Cette similitude de traitement n'est pas si étonnante : la Russie et la Serbie se ressemblent étrangement. Elles appartiennent toutes deux au monde slave et orthodoxe, dont elles ont toujours été deux phares. Peuples messianiques, choisis par Dieu pour faire rempart de leurs corps face à l'ennemi tatare ou ottoman, Russes et Serbes se voient comme les sacrifiés de l'Histoire. L'épopée nationale se nourrit de l'imagerie des grandes batailles symbolisant ce combat. Bataille du champ des bécasses (Kulikovo Pole) face aux Mongols pour les Russes. Défaite du champ des merles (Kosovo Polje), célébrée comme une victoire remportée contre les Turcs, pour les Serbes.
Ces deux pays ont également en commun d'avoir été les maîtres de deux " fausses " fédérations, l'URSS et la Yougoslavie, qu'ils ont totalement dominées à l'époque communiste. Quand le communisme s'effondra, en 1991, c'est donc contre les Serbes et les Russes que se sont soulevées les nations ou les minorités longtemps restées sous leur contrôle. Une rébellion que les deux " grands frères " ont ressentie comme un désaveu et un désastre. Cette frustration a nourri, dès lors, un sentiment anti-occidental qui continue de hanter les esprits dans les deux pays. En effet, en Russie et - partiellement - en Serbie, l'Occident est rendu responsable de la perte de puissance qu'a entraînée la fin de la guerre froide.

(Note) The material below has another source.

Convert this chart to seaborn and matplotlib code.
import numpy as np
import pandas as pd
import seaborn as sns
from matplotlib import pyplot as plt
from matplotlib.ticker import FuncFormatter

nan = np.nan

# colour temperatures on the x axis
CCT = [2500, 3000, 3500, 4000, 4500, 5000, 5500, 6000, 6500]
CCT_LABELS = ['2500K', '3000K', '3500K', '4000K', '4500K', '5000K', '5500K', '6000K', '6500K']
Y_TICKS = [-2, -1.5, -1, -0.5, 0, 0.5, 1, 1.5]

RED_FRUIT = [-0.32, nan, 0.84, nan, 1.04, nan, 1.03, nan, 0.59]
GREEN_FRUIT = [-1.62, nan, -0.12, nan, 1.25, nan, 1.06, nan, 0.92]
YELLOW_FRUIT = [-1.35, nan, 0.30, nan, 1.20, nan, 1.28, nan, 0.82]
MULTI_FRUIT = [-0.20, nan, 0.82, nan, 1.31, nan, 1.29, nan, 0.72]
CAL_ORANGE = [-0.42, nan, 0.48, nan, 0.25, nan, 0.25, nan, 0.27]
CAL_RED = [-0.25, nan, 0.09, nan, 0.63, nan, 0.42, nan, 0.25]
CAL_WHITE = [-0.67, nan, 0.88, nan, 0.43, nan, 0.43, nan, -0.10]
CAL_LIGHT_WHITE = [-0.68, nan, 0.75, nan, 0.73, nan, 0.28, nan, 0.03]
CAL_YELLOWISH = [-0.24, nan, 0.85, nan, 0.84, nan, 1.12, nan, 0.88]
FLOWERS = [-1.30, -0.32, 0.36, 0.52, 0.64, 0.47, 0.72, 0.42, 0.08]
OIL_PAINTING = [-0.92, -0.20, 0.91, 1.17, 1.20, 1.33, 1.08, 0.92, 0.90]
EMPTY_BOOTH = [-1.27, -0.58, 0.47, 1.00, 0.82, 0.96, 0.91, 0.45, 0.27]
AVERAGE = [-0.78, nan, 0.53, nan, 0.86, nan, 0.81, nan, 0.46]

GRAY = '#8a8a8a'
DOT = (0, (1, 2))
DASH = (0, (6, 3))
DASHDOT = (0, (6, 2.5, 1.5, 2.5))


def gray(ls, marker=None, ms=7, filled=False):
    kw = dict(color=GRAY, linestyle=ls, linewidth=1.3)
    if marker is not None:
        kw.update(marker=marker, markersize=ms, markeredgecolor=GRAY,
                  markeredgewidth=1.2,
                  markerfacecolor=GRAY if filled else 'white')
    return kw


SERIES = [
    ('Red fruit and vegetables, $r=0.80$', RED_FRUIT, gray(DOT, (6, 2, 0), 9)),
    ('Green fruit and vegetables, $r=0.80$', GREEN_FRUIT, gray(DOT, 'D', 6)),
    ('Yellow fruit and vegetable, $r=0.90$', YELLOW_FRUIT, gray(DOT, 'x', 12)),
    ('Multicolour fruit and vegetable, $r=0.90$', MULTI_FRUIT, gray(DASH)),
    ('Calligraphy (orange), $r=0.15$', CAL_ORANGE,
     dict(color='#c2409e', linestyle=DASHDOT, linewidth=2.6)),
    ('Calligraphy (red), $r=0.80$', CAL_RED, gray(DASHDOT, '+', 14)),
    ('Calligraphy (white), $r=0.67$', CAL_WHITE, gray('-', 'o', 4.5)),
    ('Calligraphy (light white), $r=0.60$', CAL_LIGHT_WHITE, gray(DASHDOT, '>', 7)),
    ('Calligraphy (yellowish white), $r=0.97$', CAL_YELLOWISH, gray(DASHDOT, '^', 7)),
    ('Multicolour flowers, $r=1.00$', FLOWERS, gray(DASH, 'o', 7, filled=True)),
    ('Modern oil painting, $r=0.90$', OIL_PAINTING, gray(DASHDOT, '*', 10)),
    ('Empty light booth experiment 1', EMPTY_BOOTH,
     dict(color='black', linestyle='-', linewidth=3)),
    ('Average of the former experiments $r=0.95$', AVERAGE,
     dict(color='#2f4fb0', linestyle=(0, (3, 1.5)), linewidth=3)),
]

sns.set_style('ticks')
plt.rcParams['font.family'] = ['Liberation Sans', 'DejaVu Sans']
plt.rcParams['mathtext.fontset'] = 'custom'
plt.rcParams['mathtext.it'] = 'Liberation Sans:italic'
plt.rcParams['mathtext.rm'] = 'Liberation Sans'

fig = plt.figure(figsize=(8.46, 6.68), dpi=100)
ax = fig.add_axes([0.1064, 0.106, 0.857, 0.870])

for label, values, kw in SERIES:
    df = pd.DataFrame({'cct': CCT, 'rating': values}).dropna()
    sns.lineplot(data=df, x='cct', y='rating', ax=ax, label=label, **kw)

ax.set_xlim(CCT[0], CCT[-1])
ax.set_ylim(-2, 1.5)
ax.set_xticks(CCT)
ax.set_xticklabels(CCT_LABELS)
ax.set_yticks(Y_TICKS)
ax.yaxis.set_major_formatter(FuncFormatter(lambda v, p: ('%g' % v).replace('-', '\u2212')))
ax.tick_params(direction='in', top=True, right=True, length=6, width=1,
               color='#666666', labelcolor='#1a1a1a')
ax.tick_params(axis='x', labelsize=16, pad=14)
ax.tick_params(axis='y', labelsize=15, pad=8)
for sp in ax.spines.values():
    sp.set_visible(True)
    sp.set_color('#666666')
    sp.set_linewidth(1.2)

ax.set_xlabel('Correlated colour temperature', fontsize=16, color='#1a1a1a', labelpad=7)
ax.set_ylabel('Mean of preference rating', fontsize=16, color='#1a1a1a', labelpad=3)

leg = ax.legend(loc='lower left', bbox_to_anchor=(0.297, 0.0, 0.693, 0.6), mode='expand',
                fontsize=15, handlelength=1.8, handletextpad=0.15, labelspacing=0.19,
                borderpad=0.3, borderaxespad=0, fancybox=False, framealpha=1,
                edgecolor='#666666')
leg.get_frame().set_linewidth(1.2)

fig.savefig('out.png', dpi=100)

Au moment crucial de l'explosion des deux fédérations communistes, leurs chemins ont toutefois semblé diverger radicalement. À Moscou, le tsar démocrate Boris Eltsine parvient au pouvoir en défendant les autres nations de l'empire et en reconnaissant d'emblée leur indépendance. Il soutient tout particulièrement les pays baltes et l'Ukraine, laquelle forme avec Moscou l'axe majeur de la fédération soviétique. À Belgrade, en revanche, Slobodan Milosevic, soucieux de se maintenir au pouvoir, exacerbe le nationalisme serbe et choisit la guerre pour imposer la " grande Serbie " aux autres nations. Loin de reconnaître l'indépendance de la Croatie, qui occupe en Yougoslavie la place de l'Ukraine en URSS, il envoie ses troupes en Slavonie et en Krajina.
Mais - comme si la nature impériale de ces peuples reprenait toujours le dessus sur leurs choix politiques - les chemins de Moscou et de Belgrade vont à nouveau converger. Confrontés à des rébellions au Kosovo et en Tchétchénie, Milosevic et Eltsine choisissent la force... et l'embourbement.